Titan’s Masterful Suite of Paintings Inspired by Ovid’s ‘Metamorphoses’ Is Being Reunited for the First Time in 300 Years
The paintings haven't been seen together since 1704.
A key series of Old Master paintings by Italian Renaissance master Titian will be reunited for the first time in over 300 years for a forthcoming traveling exhibition.
Commissioned by King Philip II of Spain, who gave Titian free reign to chose whatever subject he wanted for the works, the six paintings depict scenes from the the ancient Roman poet Ovid’s narrative poem, Metamorphoses.
Titian called the series, painted between 1551 and 1562, his “Poesies,” because he wanted them to be poetry in painted form. All but one of the six will be included in “Titian: Love Desire Death,” which opens at London’s National Gallery next March and will travel to the National Galleries of Scotland in Edinburgh, the Museo del Prado in Madrid, and the Isabella Stewart Gardner Museum in Boston.
“They rank amongst the most significant paintings of the 16th century and the all-time great visual statements on the themes of love and death,” Matthias Wivel, the National Gallery’s curator of 16th-century Italian paintings, told the Guardian.
The series was scattered to the winds when the Spanish court began selling off the canvases in 1704. Brought back together, the paintings, with their focus on classical myth, will serve as an important window into the creative vision of one of the greatest artists of all time.
“We really think it will shine a new light on Titian’s techniques, as well as his storytelling,” Nathaniel Silver, the Gardner’s curator, told the Boston Globe.
The National Gallery and the Scottish National Gallery jointly own two “Poesies,” Diana and Actaeon and Diana and Callisto; and the Prado and the Gardner each own another: Venus and Adonis and The Rape of Europa, respectively. The fifth, Danaë, comes from the Wellington Collection, at the Apsley House in London. The show will also include the National Gallery’s Death of Actaeon, which was originally meant to be part of the series but wasn’t finished until 1575, and was never delivered to the Spanish king.

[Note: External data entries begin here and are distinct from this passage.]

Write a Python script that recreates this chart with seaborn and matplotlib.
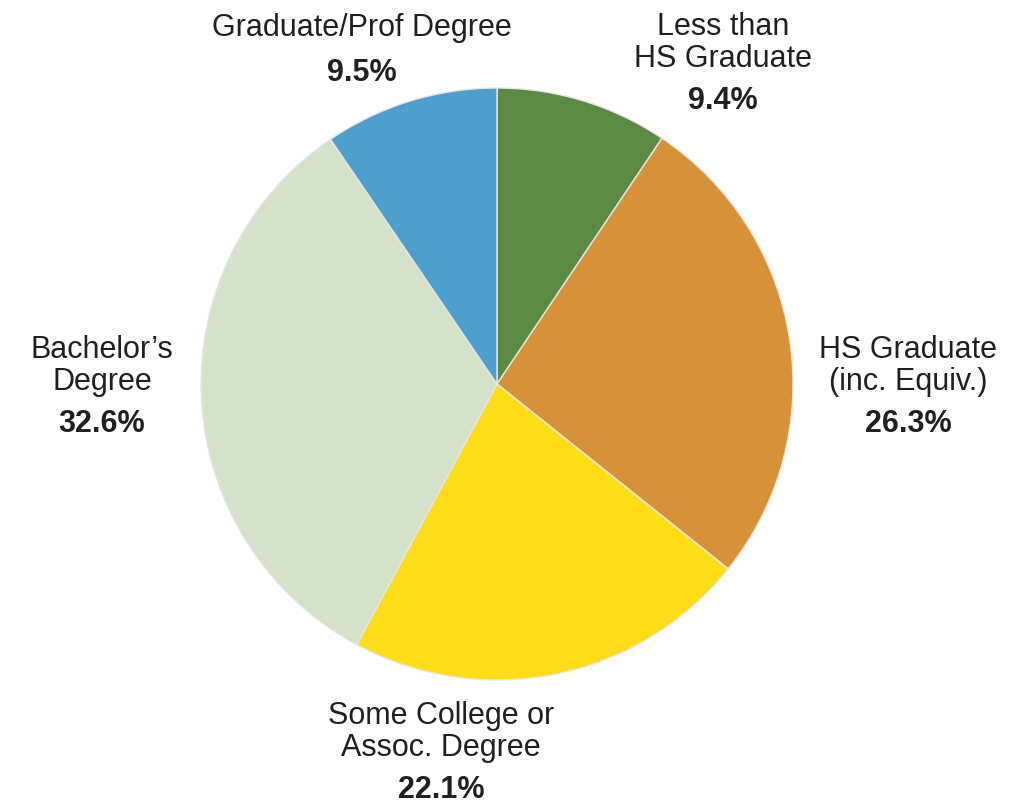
import matplotlib
matplotlib.use('Agg')
import matplotlib.pyplot as plt
import seaborn as sns

sns.set_theme(style='white')
plt.rcParams['font.family'] = ['Liberation Sans', 'DejaVu Sans']

labels = ['Less than\nHS Graduate', 'HS Graduate\n(inc. Equiv.)', 'Some College or\nAssoc. Degree',
          "Bachelor\u2019s\nDegree", 'Graduate/Prof Degree']
shares = [9.4, 26.3, 22.1, 32.6, 9.5]
colors = ['#5c8943', '#d79239', '#fddd17', '#d3e2c8', '#4e9fcd']

# label anchor positions in pixels (x, y of name block centre, y of percent)
label_pos = [(723, 43, 101), (908, 366, 424), (441, 732, 790), (102, 366, 424), (362, 28, 73)]

W, H = 1009, 804
fig = plt.figure(figsize=(W / 100, H / 100), dpi=100)
ax = fig.add_axes([0, 0, 1, 1])

ax.pie(shares, colors=colors, startangle=90, counterclock=False,
       center=(497, H - 385), radius=296,
       wedgeprops=dict(edgecolor='#e6e6e6', linewidth=1))

# pie() resets the limits, so set the pixel frame afterwards
ax.set_xlim(0, W)
ax.set_ylim(0, H)
ax.set_aspect('equal')
ax.axis('off')

for lab, val, (x, y1, y2) in zip(labels, shares, label_pos):
    ax.text(x, H - y1, lab, ha='center', va='center', fontsize=22,
            color='#231f20', linespacing=1.05)
    ax.text(x, H - y2, f'{val:.1f}%', ha='center', va='center', fontsize=22,
            fontweight='bold', color='#231f20')

fig.savefig('out.png', dpi=100)
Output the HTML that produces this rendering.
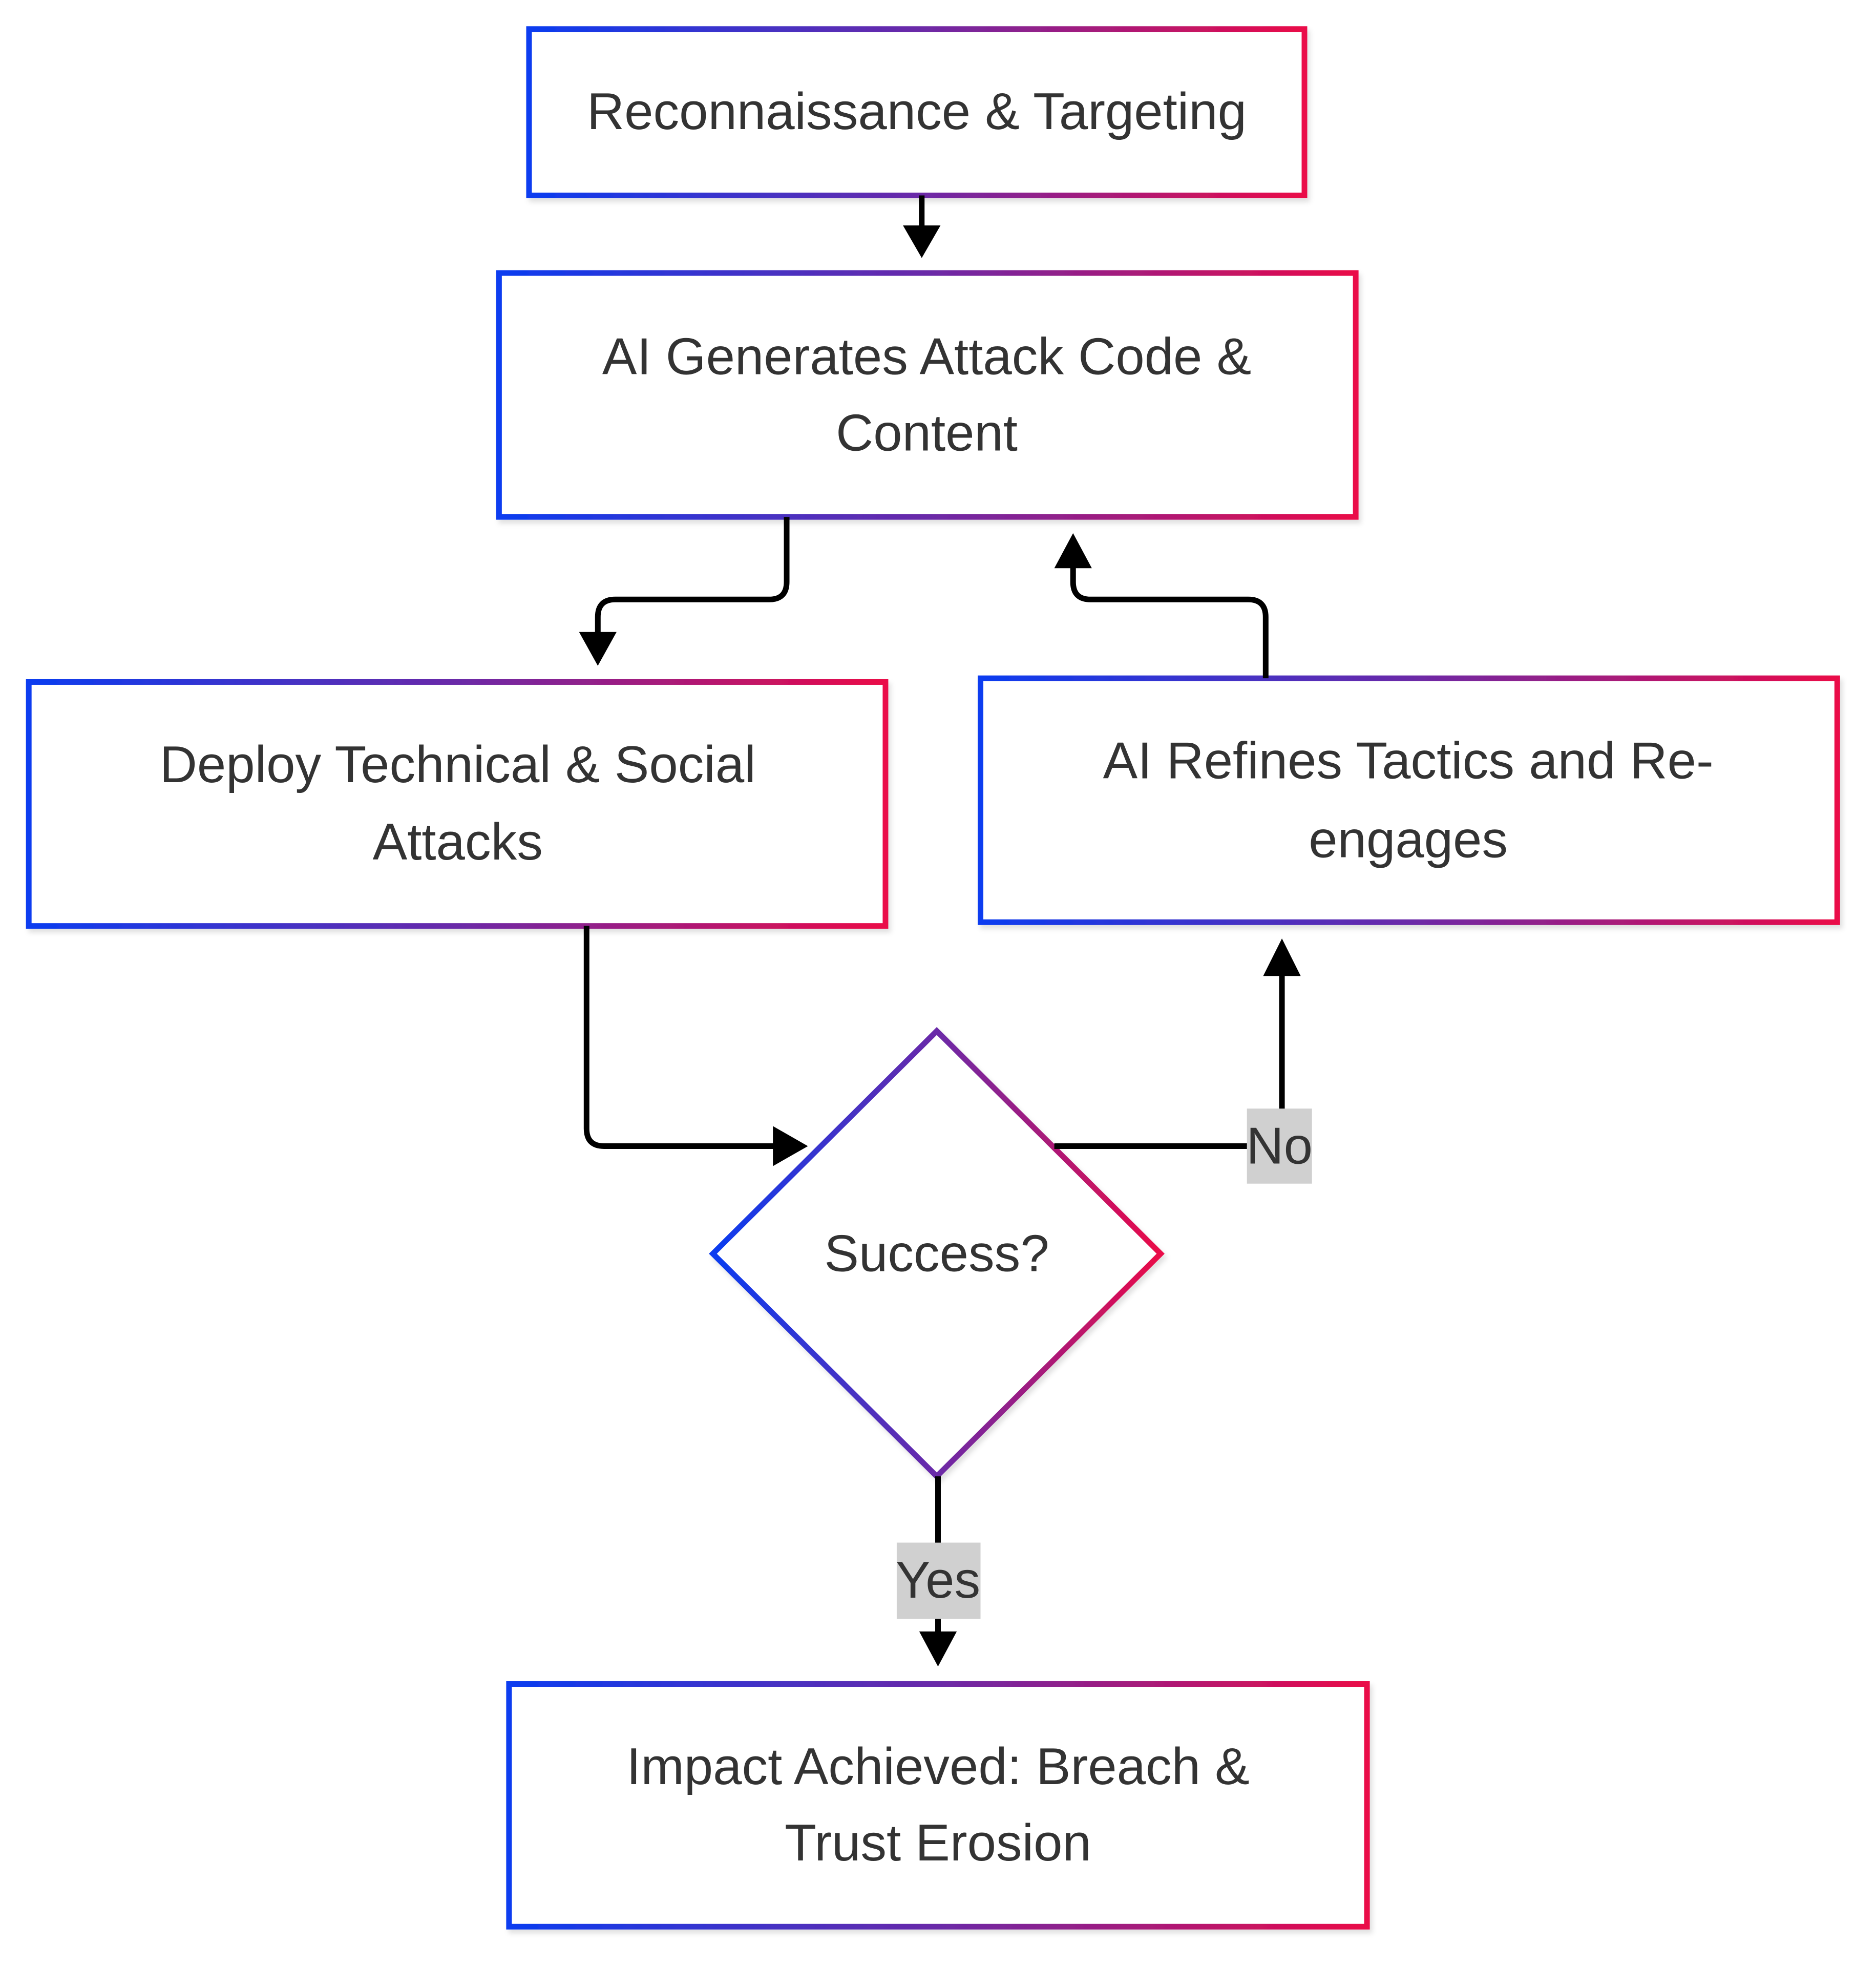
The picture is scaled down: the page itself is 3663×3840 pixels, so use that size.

Notably absent is Perseus and Andromeda from the Wallace Collection. Even though it’s housed just two miles from the National Gallery, you’ll have to walk 30 minutes across town if you want to see it the same day as the other five.
Unfortunately, it cannot be loaned under terms set when it was donated to the nation. According to the Evening Standard, those conditions specified that the museum’s holdings “shall be kept together unmixed with other works of art.” (The Globe erroneously reported that the painting is too fragile to travel—the museum’s website entry on the work notes that “the condition of the painting has suffered considerably since the sixteenth century.”)
Isabella Stewart Gardner also left strict instructions that the artwork in the museum would remain on view as it was shown during her lifetime. Fortunately, those guidelines don’t prohibit temporary loans, allowing the Gardner’s Titian, recently restored by the museum’s chief conservator, Gianfranco Pocobene, to go on the year-long tour. (In addition to removing a layer of yellowed varnish, the restoration work revealed that the scene’s reddish skies were done using a blue smalt-based pigment that has changed color over time, leading to the misconception that the painting is set at dusk.)
“Isabella was a real supporter of artists, and supported their vision,” Gardner director Peggy Fogelman told the Globe. “Titian saw these works as a series, an entire piece, and I believe she would support them being seen together.”
“Titian: Love Desire Death” will be on view at the National Gallery, Trafalgar Square, London, UK, March 16–June 14, 2020; the National Galleries of Scotland, the Mound, Edinburgh, Scotland, July 6–September 27, 2020; the Museo Nacional del Prado, Paseo del Prado, Madrid, Spain, October 20, 2020–January 10, 2021; and the Isabella Stewart Gardner Museum, 25 Evans Way, Boston, Massachusetts, US, February 11–May 9, 2021.